Output of CNN used for regression converges to mean of training data

etiwal · November 4, 2019, 8:48am

Hi everyone!
I used a CNN to do regression on a trainings set to estimate the parameters of a line (mx+b). For this purpose I generated Images with Matlab which plots one line (consisting of randomly initialized values for m and b in the range of [-10,10]) per picture.

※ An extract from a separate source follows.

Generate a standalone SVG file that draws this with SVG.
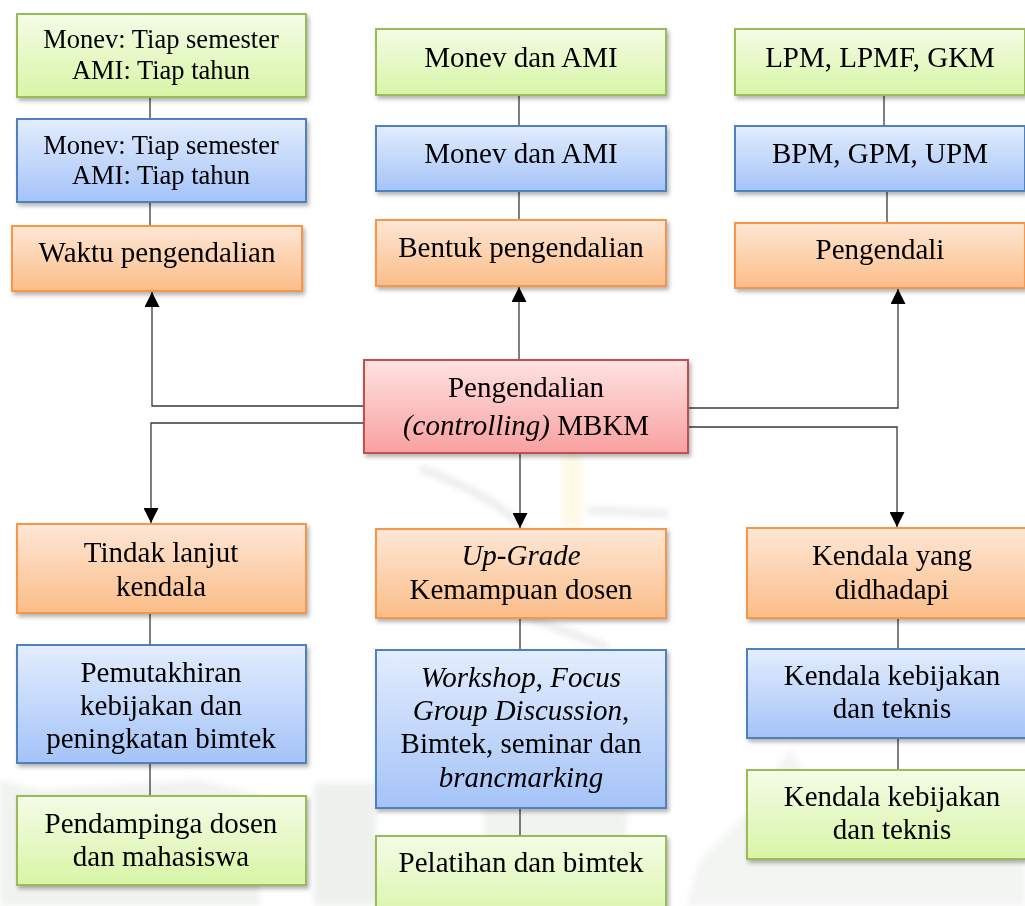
<svg xmlns="http://www.w3.org/2000/svg" width="1025" height="906" viewBox="0 0 1025 906">
  <style>
    .t { font-family: "Liberation Serif", "Times New Roman", serif; font-size: 29px; fill: #000; text-anchor: middle; }
    .s { font-size: 26.5px; }
    .i { font-style: italic; }
    .box { stroke-width: 2; filter: url(#shadow); }
    .g { fill: url(#gGreen); stroke: #9bbb59; }
    .b { fill: url(#gBlue); stroke: #4f81bd; }
    .o { fill: url(#gOrange); stroke: #f79646; }
    .r { fill: url(#gRed); stroke: #c0504d; }
    .ln { fill: none; stroke: #3a3a3a; stroke-width: 1.3; }
    .arr { fill: none; stroke: #3a3a3a; stroke-width: 1.3; marker-end: url(#head); }
    .wm { fill: #dfe6df; }
  </style>
  <defs>
    <linearGradient id="gGreen" x1="0" y1="0" x2="0" y2="1">
      <stop offset="0" stop-color="#f4fce7"/>
      <stop offset="1" stop-color="#d8f5a6"/>
    </linearGradient>
    <linearGradient id="gBlue" x1="0" y1="0" x2="0" y2="1">
      <stop offset="0" stop-color="#e3edfd"/>
      <stop offset="1" stop-color="#a4c3f8"/>
    </linearGradient>
    <linearGradient id="gOrange" x1="0" y1="0" x2="0" y2="1">
      <stop offset="0" stop-color="#fee7d6"/>
      <stop offset="1" stop-color="#fbbd88"/>
    </linearGradient>
    <linearGradient id="gRed" x1="0" y1="0" x2="0" y2="1">
      <stop offset="0" stop-color="#fee2e2"/>
      <stop offset="1" stop-color="#f9a0a0"/>
    </linearGradient>
    <filter id="shadow" x="-5%" y="-10%" width="115%" height="130%">
      <feDropShadow dx="2" dy="3" stdDeviation="2" flood-color="#000" flood-opacity="0.3"/>
    </filter>
    <filter id="soft" x="-10%" y="-10%" width="120%" height="120%">
      <feGaussianBlur stdDeviation="3"/>
    </filter>
    <marker id="head" markerUnits="userSpaceOnUse" markerWidth="15" markerHeight="15" viewBox="0 0 10 10" refX="10" refY="5" orient="auto">
      <path d="M0,0 L10,5 L0,10 z" fill="#000"/>
    </marker>
  </defs>

  <rect width="1025" height="906" fill="#ffffff"/>

  <!-- faint background emblem -->
  <g id="watermark" filter="url(#soft)" opacity="0.8">
    <path class="wm" d="M0,780 L40,790 L200,780 L260,795 L260,906 L0,906 z" opacity="0.6"/>
    <rect class="wm" x="314" y="783" width="62" height="123" opacity="0.7"/>
    <rect class="wm" x="484" y="808" width="143" height="30" opacity="0.6"/>
    <path class="wm" d="M686,906 L700,860 L760,800 L790,747 L820,800 L1025,780 L1025,906 z" opacity="0.5"/>
    <path d="M420,468 C450,480 500,500 525,530" fill="none" stroke="#d6dcd6" stroke-width="8" opacity="0.6"/>
    <path d="M588,510 L668,514" fill="none" stroke="#d6dcd6" stroke-width="8" opacity="0.6"/>
    <rect x="562" y="455" width="20" height="72" fill="#fbf7d8" opacity="0.8"/>
    <path d="M523,615 C560,630 590,640 608,648" fill="none" stroke="#d6dcd6" stroke-width="8" opacity="0.6"/>
  </g>

  <g id="connectors">
    <!-- top columns -->
    <path class="ln" d="M150,97 V119 M150,202 V226"/>
    <path class="ln" d="M519,95 V126 M519,191 V220"/>
    <path class="ln" d="M884,95 V126 M887,191 V223"/>
    <!-- from centre to the six heads -->
    <path class="arr" d="M364,406 H152 V292"/>
    <path class="arr" d="M364,423 H151 V523"/>
    <path class="arr" d="M519,360 V287"/>
    <path class="arr" d="M520,453 V528"/>
    <path class="arr" d="M688,408 H898 V289"/>
    <path class="arr" d="M688,427 H897 V527"/>
    <!-- bottom columns -->
    <path class="ln" d="M150,613 V645 M150,763 V796"/>
    <path class="ln" d="M520,618 V650 M520,808 V836"/>
    <path class="ln" d="M898,618 V649 M898,738 V770"/>
  </g>

  <!-- left top column -->
  <g id="tl-green">
    <rect class="box g" x="17" y="14" width="289" height="83"/>
    <text class="t s" x="161" y="48">Monev: Tiap semester</text>
    <text class="t s" x="161" y="79">AMI: Tiap tahun</text>
  </g>
  <g id="tl-blue">
    <rect class="box b" x="17" y="119" width="289" height="83"/>
    <text class="t s" x="161" y="154">Monev: Tiap semester</text>
    <text class="t s" x="161" y="184">AMI: Tiap tahun</text>
  </g>
  <g id="waktu">
    <rect class="box o" x="12" y="226" width="290" height="65"/>
    <text class="t" x="157" y="262">Waktu pengendalian</text>
  </g>

  <!-- middle top column -->
  <g id="tm-green">
    <rect class="box g" x="376" y="29" width="290" height="66"/>
    <text class="t" x="521" y="67">Monev dan AMI</text>
  </g>
  <g id="tm-blue">
    <rect class="box b" x="376" y="126" width="290" height="65"/>
    <text class="t" x="521" y="163">Monev dan AMI</text>
  </g>
  <g id="bentuk">
    <rect class="box o" x="376" y="220" width="290" height="66"/>
    <text class="t" x="521" y="257">Bentuk pengendalian</text>
  </g>

  <!-- right top column -->
  <g id="tr-green">
    <rect class="box g" x="735" y="29" width="290" height="66"/>
    <text class="t" x="880" y="67">LPM, LPMF, GKM</text>
  </g>
  <g id="tr-blue">
    <rect class="box b" x="735" y="126" width="290" height="65"/>
    <text class="t" x="880" y="163">BPM, GPM, UPM</text>
  </g>
  <g id="pengendali">
    <rect class="box o" x="735" y="223" width="290" height="65"/>
    <text class="t" x="880" y="259">Pengendali</text>
  </g>

  <!-- centre -->
  <g id="pengendalian">
    <rect class="box r" x="364" y="360" width="324" height="93"/>
    <text class="t" x="526" y="397">Pengendalian</text>
    <text class="t" x="526" y="435"><tspan class="i">(controlling)</tspan> MBKM</text>
  </g>

  <!-- left bottom column -->
  <g id="tindak">
    <rect class="box o" x="17" y="524" width="289" height="89"/>
    <text class="t" x="161" y="562">Tindak lanjut</text>
    <text class="t" x="161" y="596">kendala</text>
  </g>
  <g id="pemutakhiran">
    <rect class="box b" x="17" y="645" width="289" height="118"/>
    <text class="t" x="161" y="682">Pemutakhiran</text>
    <text class="t" x="161" y="715">kebijakan dan</text>
    <text class="t" x="161" y="748">peningkatan bimtek</text>
  </g>
  <g id="pendampinga">
    <rect class="box g" x="17" y="796" width="289" height="89"/>
    <text class="t" x="161" y="833">Pendampinga dosen</text>
    <text class="t" x="161" y="866">dan mahasiswa</text>
  </g>

  <!-- middle bottom column -->
  <g id="upgrade">
    <rect class="box o" x="376" y="529" width="290" height="89"/>
    <text class="t i" x="521" y="565">Up-Grade</text>
    <text class="t" x="521" y="599">Kemampuan dosen</text>
  </g>
  <g id="workshop">
    <rect class="box b" x="376" y="650" width="290" height="158"/>
    <text class="t" x="521" y="687"><tspan class="i">Workshop</tspan>, <tspan class="i">Focus</tspan></text>
    <text class="t" x="521" y="720"><tspan class="i">Group Discussion</tspan>,</text>
    <text class="t" x="521" y="753">Bimtek, seminar dan</text>
    <text class="t i" x="521" y="787">brancmarking</text>
  </g>
  <g id="pelatihan">
    <rect class="box g" x="376" y="836" width="290" height="89"/>
    <text class="t" x="521" y="872">Pelatihan dan bimtek</text>
  </g>

  <!-- right bottom column -->
  <g id="kendala-head">
    <rect class="box o" x="747" y="528" width="290" height="90"/>
    <text class="t" x="892" y="565">Kendala yang</text>
    <text class="t" x="892" y="599">didhadapi</text>
  </g>
  <g id="kendala-blue">
    <rect class="box b" x="747" y="649" width="290" height="89"/>
    <text class="t" x="892" y="685">Kendala kebijakan</text>
    <text class="t" x="892" y="718">dan teknis</text>
  </g>
  <g id="kendala-green">
    <rect class="box g" x="747" y="770" width="290" height="89"/>
    <text class="t" x="892" y="806">Kendala kebijakan</text>
    <text class="t" x="892" y="839">dan teknis</text>
  </g>
</svg>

While training, my outputs converge to 0 for m and b since this is the mean value of both my inputs.

sample image:

The CNN used looks like this:

    def __init__(self):
        self.layer1 = nn.Sequential(
            nn.Conv2d(1, 6, kernel_size=2, stride=1),
            nn.ReLU(),
            nn.MaxPool2d(kernel_size=2, stride=2))
        self.layer2 = nn.Sequential(
            nn.Conv2d(6, 16, kernel_size=3, stride=1),
            nn.ReLU(),
            nn.MaxPool2d(kernel_size=2, stride=2))
        self.drop_out = nn.Dropout()
        self.fc1 = nn.Linear(16 * 55 * 55, 120)
        self.fc2 = nn.Linear(120, 84)
        self.fc3 = nn.Linear(84, 2)


    def forward(self, x):
        out = self.layer1(x)
        out = self.layer2(out)
        out = out.reshape(out.size(0), -1)
        out = self.fc1(out)
        out = self.fc2(out)
        out = self.fc3(out)
        return out

Is the CNN used for this task correct? How should I improve my model to do better in regression?
@ptrblck I read in one of your replies (May 18) that you had a similar issue?

mailcorahul · November 4, 2019, 9:28am

Can you post your input image here? Is it a black line drawn on a white bg(or vice-versa)?
Also from my understanding of your problem formulation, you’re trying to estimate m and b values given an input image. If that’s the case, this doesn’t seem to be a correct/intuitive function mapping.

etiwal · November 4, 2019, 9:45am

I added the input image to original post.

What do you mean by incorrect function mapping? In my point of view, at least for the parameter m there should only exist one solution. Also for b the solution should be unique as long as the coordinate system is the same for every image (which is the case in my set).

etiwal · November 4, 2019, 10:26am

I found out that I forgot to use an activation function (now relu()) for the last two fully connected layers. Now it works out quite well! I am still thankful for any other tips or comments on how to improve regression performance using a CNN!